Personal information
- Native name: Eoin Rua Mag Shamhrain (Irish)
- Born: 1917 Swanlinbar, County Cavan, Ireland
- Died: 2 May 2011 (aged 93–94)
- Occupation: Publican

Sport
- Sport: Gaelic football
- Position: Defender

Clubs
- Years: Club
- pre 1950 1950–1957: Swanlinbar St Mary's Clan na Gael/Dublin

Inter-county
- Years: County
- 1945–1950: Cavan

Inter-county titles
- Ulster titles: 4
- All-Irelands: 2
- NFL: 2
- All Stars: 0

= Owen Roe McGovern =

Cavan Gaelic footballer

Owen Roe McGovern (December 1917 – 2 May 2011) was a former Gaelic footballer who played for the Cavan county team, winning two All-Ireland Senior Football Championship medals in 1947 and '48.

==Playing career==
A native of Swanlinbar, he could play at corner-back or half-back.
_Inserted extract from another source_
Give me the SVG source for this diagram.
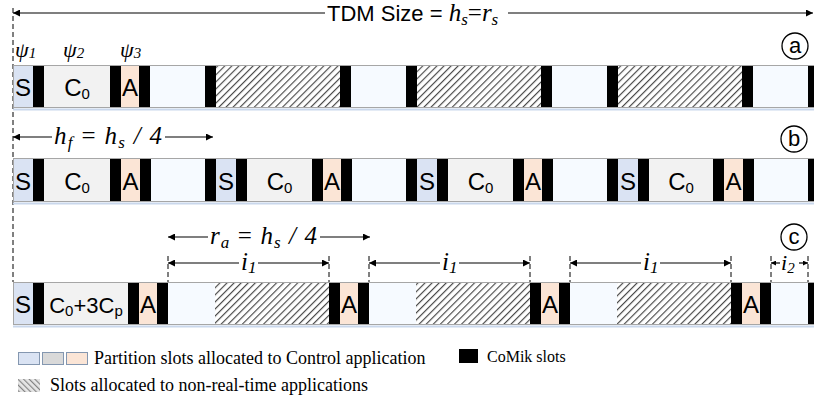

He was a member of the great Cavan squad which won the All-Ireland Final in the Polo Grounds, New York City in 1947. In the 1948 All-Ireland title success Owen Roe replaced John Joe O'Reilly as a second-half substitute in defence. The following year he started at left corner-back in the Final, but Meath denied Cavan the three in a row. He was a member of the Cavan squad when they won their first National Football League title in the 1947/48 season and he lined out at right half-back when Cavan reclaimed the National Football League title in 1949/50.

==Personal life==
He served in the Irish Army before emigrating to Elizabeth, New Jersey, with his wife Philomena in 1957. They have three sons and one daughter. He was publican of Morley and McGovern public house for many years.
Owen Roe was the last survivor from Cavan's All-Ireland winning teams of 1947 and '48. Owen Roe McGovern died on 2 May 2011.

Despite controversy in Ireland over hosting the 1947 All-Ireland final in New York, one comfort for Irish emigrants there and for Owen Roe was that he got to see his older brother, Patrick, for the first time since Patrick had left Cavan in the 1920s.